Chapter 8: The Trouble with Distributed Systems
Summary: This chapter explores the fundamental challenges of building reliable systems on top of unreliable components, focusing on partial failures, network delays, clock drift, and process pauses.
Sources: chapter8
Last updated: 2026-04-17
Key Themes
Faults and Partial Failures
In a single-node system, software usually either works or crashes. In a distributed system, partial-failures are common: some parts of the system are broken while others work fine. These failures are non-deterministic and can be difficult to detect (source: chapter8, p. 275).
Unreliable Networks
Distributed systems communicate via asynchronous networks, which are unreliable-networks. Packets can be lost, delayed, reordered, or duplicated. The only way to detect a failure is through a timeout, which cannot distinguish between a crashed node, a network fault, or a slow response (source: chapter8, p. 278).
Unreliable Clocks
Nodes in a distributed system have their own local unreliable-clocks (quartz oscillators) which drift at different rates. Time-of-day clocks can jump backward (e.g., due to NTP synchronization), making them dangerous for ordering events across nodes. logical-clocks are often a safer alternative for ordering (source: chapter8, p. 291).

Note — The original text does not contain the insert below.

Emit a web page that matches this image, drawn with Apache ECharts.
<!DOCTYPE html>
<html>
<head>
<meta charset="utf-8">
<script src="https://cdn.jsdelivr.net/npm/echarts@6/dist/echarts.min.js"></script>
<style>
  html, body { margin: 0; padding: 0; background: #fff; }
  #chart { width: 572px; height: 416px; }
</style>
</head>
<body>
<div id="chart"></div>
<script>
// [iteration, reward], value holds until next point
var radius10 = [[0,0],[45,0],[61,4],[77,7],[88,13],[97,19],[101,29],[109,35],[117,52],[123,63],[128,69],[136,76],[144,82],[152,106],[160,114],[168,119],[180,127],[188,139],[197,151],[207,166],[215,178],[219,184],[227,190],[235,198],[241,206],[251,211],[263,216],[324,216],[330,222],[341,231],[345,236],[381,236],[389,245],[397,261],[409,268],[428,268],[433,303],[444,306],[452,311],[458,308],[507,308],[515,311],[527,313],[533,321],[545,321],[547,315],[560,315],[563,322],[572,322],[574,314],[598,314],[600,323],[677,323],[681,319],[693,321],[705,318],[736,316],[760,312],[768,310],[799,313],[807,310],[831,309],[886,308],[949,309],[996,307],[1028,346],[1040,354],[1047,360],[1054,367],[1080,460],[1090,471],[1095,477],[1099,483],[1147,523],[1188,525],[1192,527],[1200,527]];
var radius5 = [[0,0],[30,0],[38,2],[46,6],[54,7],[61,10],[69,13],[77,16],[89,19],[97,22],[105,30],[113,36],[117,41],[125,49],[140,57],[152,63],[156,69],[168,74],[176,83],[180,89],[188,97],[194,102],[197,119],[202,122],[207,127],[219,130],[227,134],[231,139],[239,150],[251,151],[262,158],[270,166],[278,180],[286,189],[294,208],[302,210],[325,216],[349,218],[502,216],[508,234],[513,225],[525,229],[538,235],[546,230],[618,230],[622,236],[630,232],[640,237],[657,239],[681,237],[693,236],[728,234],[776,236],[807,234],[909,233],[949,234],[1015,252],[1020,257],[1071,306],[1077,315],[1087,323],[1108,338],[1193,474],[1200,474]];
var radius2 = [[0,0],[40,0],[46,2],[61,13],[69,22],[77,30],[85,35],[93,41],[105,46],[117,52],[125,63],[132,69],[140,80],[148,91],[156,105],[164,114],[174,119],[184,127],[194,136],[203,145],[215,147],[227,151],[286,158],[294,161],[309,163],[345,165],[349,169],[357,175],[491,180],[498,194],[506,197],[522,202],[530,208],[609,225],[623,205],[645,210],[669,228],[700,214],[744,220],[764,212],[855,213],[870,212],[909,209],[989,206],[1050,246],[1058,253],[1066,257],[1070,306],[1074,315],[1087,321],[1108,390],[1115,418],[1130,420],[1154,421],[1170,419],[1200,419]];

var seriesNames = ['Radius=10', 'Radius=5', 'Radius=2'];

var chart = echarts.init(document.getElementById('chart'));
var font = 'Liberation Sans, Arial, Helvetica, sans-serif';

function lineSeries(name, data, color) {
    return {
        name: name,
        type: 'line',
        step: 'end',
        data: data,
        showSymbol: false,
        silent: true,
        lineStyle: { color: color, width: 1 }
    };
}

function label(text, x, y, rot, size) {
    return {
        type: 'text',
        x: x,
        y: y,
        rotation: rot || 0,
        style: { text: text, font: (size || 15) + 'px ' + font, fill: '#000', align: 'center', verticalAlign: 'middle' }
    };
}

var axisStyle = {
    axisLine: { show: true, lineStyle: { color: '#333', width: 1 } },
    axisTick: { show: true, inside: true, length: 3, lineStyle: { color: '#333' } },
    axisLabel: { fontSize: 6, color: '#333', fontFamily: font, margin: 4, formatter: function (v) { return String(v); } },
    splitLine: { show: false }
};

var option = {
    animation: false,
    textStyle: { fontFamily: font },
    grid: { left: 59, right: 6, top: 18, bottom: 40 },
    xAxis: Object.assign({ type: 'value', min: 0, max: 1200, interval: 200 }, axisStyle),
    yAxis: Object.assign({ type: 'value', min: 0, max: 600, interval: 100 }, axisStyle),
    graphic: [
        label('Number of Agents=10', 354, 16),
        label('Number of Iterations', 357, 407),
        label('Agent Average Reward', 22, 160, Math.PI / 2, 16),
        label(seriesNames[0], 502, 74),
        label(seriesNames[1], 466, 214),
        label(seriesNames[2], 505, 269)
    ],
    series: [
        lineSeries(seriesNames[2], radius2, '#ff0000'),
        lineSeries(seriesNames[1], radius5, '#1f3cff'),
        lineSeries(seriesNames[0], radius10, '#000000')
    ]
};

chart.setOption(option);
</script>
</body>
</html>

Knowledge, Truth, and Lies
In a distributed system, a node cannot know anything for sure; it can only make inferences based on the messages it receives. Truth is often defined by a quorum—a majority of nodes must agree on a fact (source: chapter8, p. 300).

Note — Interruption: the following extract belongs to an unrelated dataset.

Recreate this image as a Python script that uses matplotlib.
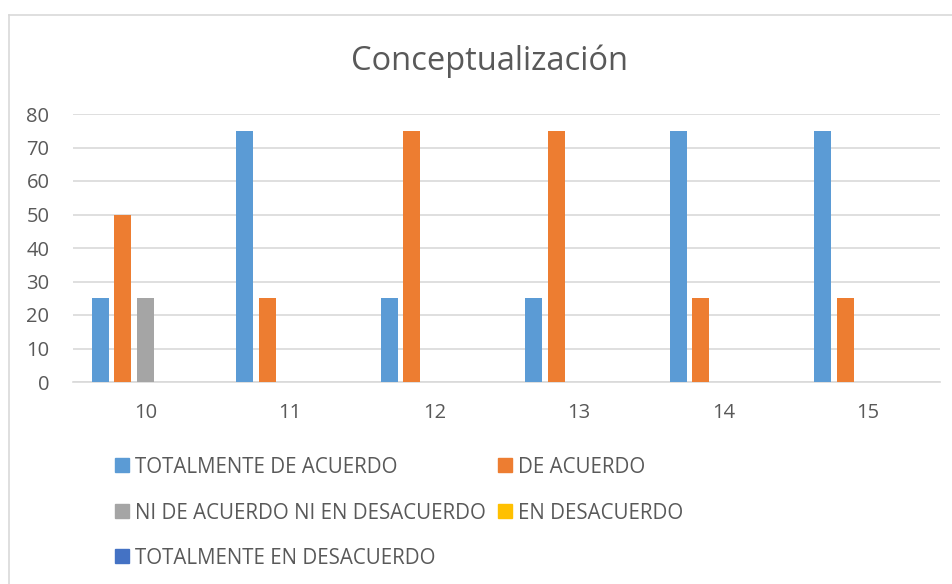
import matplotlib
matplotlib.use("Agg")
import matplotlib.pyplot as plt
import numpy as np
from matplotlib.lines import Line2D

categories = ["10", "11", "12", "13", "14", "15"]
series_names = ["TOTALMENTE DE ACUERDO", "DE ACUERDO",
                "NI DE ACUERDO NI EN DESACUERDO", "EN DESACUERDO",
                "TOTALMENTE EN DESACUERDO"]
totalmente_de_acuerdo = [25, 75, 25, 25, 75, 75]
de_acuerdo = [50, 25, 75, 75, 25, 25]
ni_de_acuerdo = [25, 0, 0, 0, 0, 0]
en_desacuerdo = [0, 0, 0, 0, 0, 0]
totalmente_en_desacuerdo = [0, 0, 0, 0, 0, 0]
yticks = [0, 10, 20, 30, 40, 50, 60, 70, 80]

colors = ["#5B9BD5", "#ED7D31", "#A5A5A5", "#FFC000", "#4472C4"]
values = [totalmente_de_acuerdo, de_acuerdo, ni_de_acuerdo, en_desacuerdo,
          totalmente_en_desacuerdo]

plt.rcParams['font.family'] = ['Open Sans', 'DejaVu Sans']
text_color = "#595959"

W, H = 953, 584
fig = plt.figure(figsize=(W / 100, H / 100), dpi=100)

left, right, top, bottom = 73, 940, 114, 382
ax = fig.add_axes([left / W, 1 - bottom / H, (right - left) / W, (bottom - top) / H])

x = np.arange(len(categories))
slot = 22.5 / 144.5
bw = 17 / 144.5
for i, (vals, c, name) in enumerate(zip(values, colors, series_names)):
    ax.bar(x + (i - 2) * slot, vals, width=bw, color=c, label=name, zorder=3)

ax.set_xlim(-0.5, len(categories) - 0.5)
ax.set_ylim(0, 80)
ax.set_yticks(yticks)
ax.set_xticks(x)
ax.set_xticklabels(categories)
ax.grid(axis="y", color="#D9D9D9", linewidth=1.2, zorder=0)
for s in ["top", "right", "left"]:
    ax.spines[s].set_visible(False)
ax.spines["bottom"].set_color("#D9D9D9")
ax.spines["bottom"].set_linewidth(1.2)
ax.tick_params(axis="both", length=0, labelsize=14.5, colors=text_color)
ax.tick_params(axis="x", pad=15)
ax.tick_params(axis="y", pad=17)

fig.text(490 / W, 1 - 61 / H, "Conceptualización", ha="center", va="center",
         fontsize=23.5, color=text_color)

fig.add_artist(Line2D([9 / W, 1], [1 - 15 / H, 1 - 15 / H], color="#D9D9D9", lw=1.2,
                      transform=fig.transFigure))
fig.add_artist(Line2D([9 / W, 9 / W], [1 - 15 / H, 0], color="#D9D9D9", lw=1.2,
                      transform=fig.transFigure))

positions = [(115, 465), (498, 465), (115, 511), (498, 511), (115, 556)]
for (px, py), name, c in zip(positions, series_names, colors):
    fig.patches.append(plt.Rectangle((px / W, 1 - (py + 7) / H), 14 / W, 14 / H,
                                     transform=fig.transFigure, color=c))
    fig.text((px + 20) / W, 1 - (py + 2.5) / H, name, ha="left", va="center",
             fontsize=14.8, color=text_color)

fig.savefig("out.png", dpi=100)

- fencing-tokens: Used to ensure that a node whose lease has expired cannot perform actions that interfere with its successor (source: chapter8, p. 303).
- byzantine-faults: Nodes that may lie or act maliciously, as opposed to simply crashing (source: chapter8, p. 304).
System Models
To reason about distributed algorithms, we use system-models that formalize assumptions about timing (synchronous, partially synchronous, asynchronous) and failures (crash-stop, crash-recovery, Byzantine) (source: chapter8, p. 306).